--- BEGIN Dataset excerpt ---
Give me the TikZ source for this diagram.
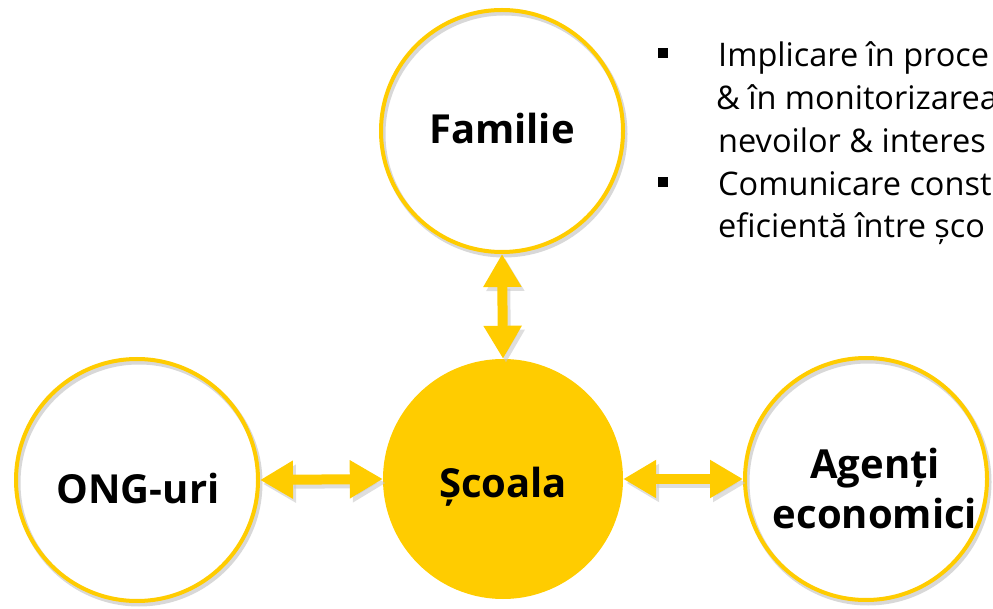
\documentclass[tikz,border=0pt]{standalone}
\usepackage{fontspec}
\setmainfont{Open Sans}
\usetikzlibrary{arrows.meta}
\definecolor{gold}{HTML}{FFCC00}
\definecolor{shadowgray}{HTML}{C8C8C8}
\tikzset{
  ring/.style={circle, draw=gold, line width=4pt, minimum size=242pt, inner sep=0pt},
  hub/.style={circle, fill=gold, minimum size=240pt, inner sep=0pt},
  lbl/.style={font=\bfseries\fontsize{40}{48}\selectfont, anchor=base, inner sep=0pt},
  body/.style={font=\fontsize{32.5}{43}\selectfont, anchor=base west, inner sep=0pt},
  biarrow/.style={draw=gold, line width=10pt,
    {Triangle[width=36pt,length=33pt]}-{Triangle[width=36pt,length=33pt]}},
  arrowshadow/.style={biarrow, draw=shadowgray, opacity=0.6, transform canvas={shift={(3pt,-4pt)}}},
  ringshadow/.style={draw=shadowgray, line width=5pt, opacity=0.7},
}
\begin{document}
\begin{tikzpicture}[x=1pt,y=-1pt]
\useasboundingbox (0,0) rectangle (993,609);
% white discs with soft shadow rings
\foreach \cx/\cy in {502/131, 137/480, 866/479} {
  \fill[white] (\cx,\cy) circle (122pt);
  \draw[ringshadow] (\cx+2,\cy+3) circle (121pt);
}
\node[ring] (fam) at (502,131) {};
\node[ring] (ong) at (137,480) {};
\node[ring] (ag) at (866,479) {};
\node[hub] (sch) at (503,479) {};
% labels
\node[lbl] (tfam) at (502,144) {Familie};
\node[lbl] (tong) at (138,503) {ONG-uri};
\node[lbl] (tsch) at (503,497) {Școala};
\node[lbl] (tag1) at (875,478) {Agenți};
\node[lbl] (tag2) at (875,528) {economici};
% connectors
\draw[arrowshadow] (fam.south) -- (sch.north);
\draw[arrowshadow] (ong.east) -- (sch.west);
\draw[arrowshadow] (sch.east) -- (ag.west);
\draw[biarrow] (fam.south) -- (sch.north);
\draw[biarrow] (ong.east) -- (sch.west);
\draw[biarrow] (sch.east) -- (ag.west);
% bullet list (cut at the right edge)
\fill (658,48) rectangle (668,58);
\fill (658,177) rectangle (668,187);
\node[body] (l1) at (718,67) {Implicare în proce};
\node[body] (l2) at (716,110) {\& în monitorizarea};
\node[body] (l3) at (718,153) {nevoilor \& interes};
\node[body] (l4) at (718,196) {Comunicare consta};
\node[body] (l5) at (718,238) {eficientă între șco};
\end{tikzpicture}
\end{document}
--- END Dataset excerpt ---
Each line of the material must be retyped exactly, except that images are omitted.

Give me the TikZ source for this diagram.
\documentclass[tikz,border=0pt]{standalone}
\usepackage{fontspec}
\setmainfont{Open Sans}
\usetikzlibrary{arrows.meta}
\definecolor{gold}{HTML}{FFCC00}
\definecolor{shadowgray}{HTML}{C8C8C8}
\tikzset{
  ring/.style={circle, draw=gold, line width=4pt, minimum size=242pt, inner sep=0pt},
  hub/.style={circle, fill=gold, minimum size=240pt, inner sep=0pt},
  lbl/.style={font=\bfseries\fontsize{40}{48}\selectfont, anchor=base, inner sep=0pt},
  body/.style={font=\fontsize{32.5}{43}\selectfont, anchor=base west, inner sep=0pt},
  biarrow/.style={draw=gold, line width=10pt,
    {Triangle[width=36pt,length=33pt]}-{Triangle[width=36pt,length=33pt]}},
  arrowshadow/.style={biarrow, draw=shadowgray, opacity=0.6, transform canvas={shift={(3pt,-4pt)}}},
  ringshadow/.style={draw=shadowgray, line width=5pt, opacity=0.7},
}
\begin{document}
\begin{tikzpicture}[x=1pt,y=-1pt]
\useasboundingbox (0,0) rectangle (993,609);
% white discs with soft shadow rings
\foreach \cx/\cy in {502/131, 137/480, 866/479} {
  \fill[white] (\cx,\cy) circle (122pt);
  \draw[ringshadow] (\cx+2,\cy+3) circle (121pt);
}
\node[ring] (fam) at (502,131) {};
\node[ring] (ong) at (137,480) {};
\node[ring] (ag) at (866,479) {};
\node[hub] (sch) at (503,479) {};
% labels
\node[lbl] (tfam) at (502,144) {Familie};
\node[lbl] (tong) at (138,503) {ONG-uri};
\node[lbl] (tsch) at (503,497) {Școala};
\node[lbl] (tag1) at (875,478) {Agenți};
\node[lbl] (tag2) at (875,528) {economici};
% connectors
\draw[arrowshadow] (fam.south) -- (sch.north);
\draw[arrowshadow] (ong.east) -- (sch.west);
\draw[arrowshadow] (sch.east) -- (ag.west);
\draw[biarrow] (fam.south) -- (sch.north);
\draw[biarrow] (ong.east) -- (sch.west);
\draw[biarrow] (sch.east) -- (ag.west);
% bullet list (cut at the right edge)
\fill (658,48) rectangle (668,58);
\fill (658,177) rectangle (668,187);
\node[body] (l1) at (718,67) {Implicare în proce};
\node[body] (l2) at (716,110) {\& în monitorizarea};
\node[body] (l3) at (718,153) {nevoilor \& interes};
\node[body] (l4) at (718,196) {Comunicare consta};
\node[body] (l5) at (718,238) {eficientă între șco};
\end{tikzpicture}
\end{document}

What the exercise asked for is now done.